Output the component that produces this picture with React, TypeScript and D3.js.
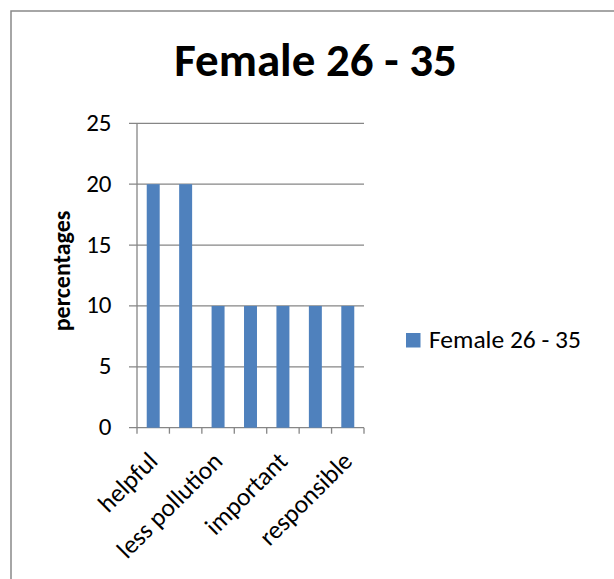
import React from "react";
import * as d3 from "d3";

const categories = ["helpful", "cheap", "less pollution", "healthy", "important", "convenient", "responsible"];
const values = [20, 20, 10, 10, 10, 10, 10];
const yTicks = [0, 5, 10, 15, 20, 25];
const seriesName = "Female 26 - 35";
const title = "Female 26 - 35";
const yTitle = "percentages";

export default function App() {
  const W = 614, H = 579;
  const left = 137, right = 364, top = 123.3, bottom = 427.7;
  const x = d3.scaleBand<string>().domain(categories).range([left, right]).paddingInner(0).paddingOuter(0);
  const y = d3.scaleLinear().domain([0, 25]).range([bottom, top]);
  const bw = x.bandwidth();
  const barW = bw / 2.5;
  const font = "Carlito, Calibri, 'Open Sans', 'Liberation Sans', sans-serif";
  const grid = "#868686";
  return (
    <svg width={W} height={H} style={{ position: "absolute", left: 0, top: 0 }} fontFamily={font}>
      <rect x={0} y={0} width={W} height={H} fill="#fff" />
      <rect x={11} y={11} width={W} height={H} fill="none" stroke="#898989" strokeWidth={1.5} />
      <text x={315.5} y={76} textAnchor="middle" fontWeight="bold" fontSize={47}>{title}</text>
      {yTicks.map((t) => (
        <g key={t}>
          <line x1={left - 8} x2={right} y1={y(t)} y2={y(t)} stroke={grid} strokeWidth={1.3} />
          <text x={111.5} y={y(t) + 7.5} textAnchor="end" fontSize={25}>{t}</text>
        </g>
      ))}
      {categories.map((c, i) => (
        <rect key={c} x={(x(c) as number) + (bw - barW) / 2} y={y(values[i])} width={barW} height={y(0) - y(values[i])} fill="#4F81BD" />
      ))}
      <line x1={left} x2={left} y1={top} y2={bottom} stroke={grid} strokeWidth={1.3} />
      {categories.map((c) => (
        <line key={"t" + c} x1={x(c) as number} x2={x(c) as number} y1={bottom} y2={bottom + 6} stroke={grid} strokeWidth={1.3} />
      ))}
      <line x1={right} x2={right} y1={bottom} y2={bottom + 6} stroke={grid} strokeWidth={1.3} />
      {categories.map((c, i) =>
        i % 2 === 0 ? (
          <text key={"l" + c} transform={`translate(${(x(c) as number) + bw / 2 + 6},${bottom + 35}) rotate(-45)`} textAnchor="end" fontSize={25.5}>
            {c}
          </text>
        ) : null
      )}
      <text transform={`translate(70,271) rotate(-90)`} textAnchor="middle" fontWeight="bold" fontSize={24}>{yTitle}</text>
      <rect x={406} y={333} width={14.5} height={14.5} fill="#4F81BD" />
      <text x={429} y={348} fontSize={25.5}>{seriesName}</text>
    </svg>
  );
}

(Request) Leave out the pictures and print every line of the data exactly.

(The solution)
Output the component that produces this picture with React, TypeScript and D3.js.
import React from "react";
import * as d3 from "d3";

const categories = ["helpful", "cheap", "less pollution", "healthy", "important", "convenient", "responsible"];
const values = [20, 20, 10, 10, 10, 10, 10];
const yTicks = [0, 5, 10, 15, 20, 25];
const seriesName = "Female 26 - 35";
const title = "Female 26 - 35";
const yTitle = "percentages";

export default function App() {
  const W = 614, H = 579;
  const left = 137, right = 364, top = 123.3, bottom = 427.7;
  const x = d3.scaleBand<string>().domain(categories).range([left, right]).paddingInner(0).paddingOuter(0);
  const y = d3.scaleLinear().domain([0, 25]).range([bottom, top]);
  const bw = x.bandwidth();
  const barW = bw / 2.5;
  const font = "Carlito, Calibri, 'Open Sans', 'Liberation Sans', sans-serif";
  const grid = "#868686";
  return (
    <svg width={W} height={H} style={{ position: "absolute", left: 0, top: 0 }} fontFamily={font}>
      <rect x={0} y={0} width={W} height={H} fill="#fff" />
      <rect x={11} y={11} width={W} height={H} fill="none" stroke="#898989" strokeWidth={1.5} />
      <text x={315.5} y={76} textAnchor="middle" fontWeight="bold" fontSize={47}>{title}</text>
      {yTicks.map((t) => (
        <g key={t}>
          <line x1={left - 8} x2={right} y1={y(t)} y2={y(t)} stroke={grid} strokeWidth={1.3} />
          <text x={111.5} y={y(t) + 7.5} textAnchor="end" fontSize={25}>{t}</text>
        </g>
      ))}
      {categories.map((c, i) => (
        <rect key={c} x={(x(c) as number) + (bw - barW) / 2} y={y(values[i])} width={barW} height={y(0) - y(values[i])} fill="#4F81BD" />
      ))}
      <line x1={left} x2={left} y1={top} y2={bottom} stroke={grid} strokeWidth={1.3} />
      {categories.map((c) => (
        <line key={"t" + c} x1={x(c) as number} x2={x(c) as number} y1={bottom} y2={bottom + 6} stroke={grid} strokeWidth={1.3} />
      ))}
      <line x1={right} x2={right} y1={bottom} y2={bottom + 6} stroke={grid} strokeWidth={1.3} />
      {categories.map((c, i) =>
        i % 2 === 0 ? (
          <text key={"l" + c} transform={`translate(${(x(c) as number) + bw / 2 + 6},${bottom + 35}) rotate(-45)`} textAnchor="end" fontSize={25.5}>
            {c}
          </text>
        ) : null
      )}
      <text transform={`translate(70,271) rotate(-90)`} textAnchor="middle" fontWeight="bold" fontSize={24}>{yTitle}</text>
      <rect x={406} y={333} width={14.5} height={14.5} fill="#4F81BD" />
      <text x={429} y={348} fontSize={25.5}>{seriesName}</text>
    </svg>
  );
}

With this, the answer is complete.